A day before his death, he tweeted a picture of a small child wounded in a rocket attack targeting the U.S. Embassy in Baghdad. KH is believed to have fired the rocket, which reportedly landed in a civilian area nearby.

Both Iran and the Popular Mobilization Forces, which include KH, denounced the killing.

In a statement issued Tuesday, KH denied involvement in Hashimi's killing, calling the accusations U.S. propaganda.

“The continuous targeting of those who resist the U.S. presence through defamatory accusations became clear in the way the media outlets hostile to the Iraqi people [reported the killing],” read the statement.

The U.S. said Hashimi had received multiple threats from pro-Iran militants in recent days.

“In the days leading up to his death he was repeatedly threatened by Iran-backed armed groups,” U.S. Secretary of State Mike Pompeo said in a news conference Thursday, adding that “Hashimi had devoted his life to a free and sovereign Iraq.”

Iraqi response

Hashimi’s death came just days after the government of Prime Minister Mustafa al-Kadhimi, in a rare raid on the headquarters of KH in Baghdad, arrested 14 members of KH before their release hours later. The government said the raid was based on intelligence reports that the group had planned an imminent attack on the U.S. Embassy.

Al-Kadhimi has vowed to not let Hashimi’s death be in vain.

“Iraq will not sleep until the killers have faced justice for the crimes they have committed,” he said during a Cabinet meeting Tuesday, according to excerpts posted by his office’s Twitter account. “We will not allow anyone to turn Iraq into a mafia state.”

Political support

In the meeting Tuesday, al-Kadhimi mentioned that he did not have a loyal political party of his own in parliament, a fact that many analysts see as a weakness of his government.

An independent statesman, he was head of Iraq’s intelligence services before he was picked as a compromise candidate in May after months of internal political gridlock.

Despite that, he appeared to enjoy support across the political spectrum in seeking justice for Hashimi’s death.

Iraq’s Kurdish President Nechirvan Barzani called the killing an act of “terror.”

Muqtada al-Sadr, a firebrand Shia cleric who leads a strong parliamentary bloc, called Hashimi a “martyr” whose death should not pass with impunity.

Former Iraqi Prime Minister Haider al-Abadi said the killing was an attempt to undermine the Iraqi state.

“Whose interest does the weakening of state, the intimidation and terrorizing of the people serve?” he asked on Twitter.

According to al-Tamimi, the death of the popular Iraqi analyst may have well enhanced al-Kadhimi’s ability to rein in armed groups operating outside state security forces.

“There is large popular support for the government to announce a comprehensive plan to confront the militias and enforce the rule of law,” he said.

Echoing similar views, Michael Knights, a senior Iraq analyst at the Washington Institute for Near East Policy, told VOA, “The Iraqi people have a thirst for a strong prime minister who will act against militias.”

Knights described Hashimi as “a casualty and a martyr in the war to give the Iraqi people a state.”

Regardless of Iraqi officials’ vow to seek justice for Hashimi’s killing, some experts on the region say it is unlikely the perpetrators could be brought to justice.
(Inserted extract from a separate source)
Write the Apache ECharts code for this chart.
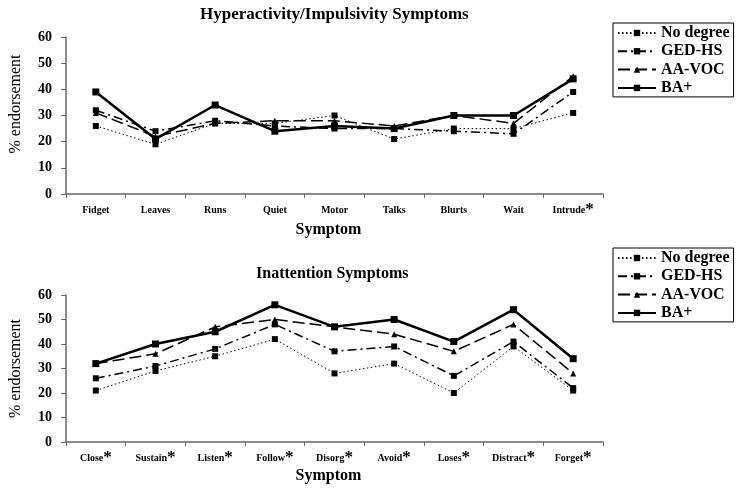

They say that even if the widespread accusations against KH are true, it would be a major challenge for al-Kadhimi's Cabinet to hold the group accountable.

“Justice and accountability are rare in these cases,” tweeted Karim Sadjadpour, a senior Iran scholar at the Carnegie Endowment, “because team Iran is usually experienced enough not to leave clear fingerprints.”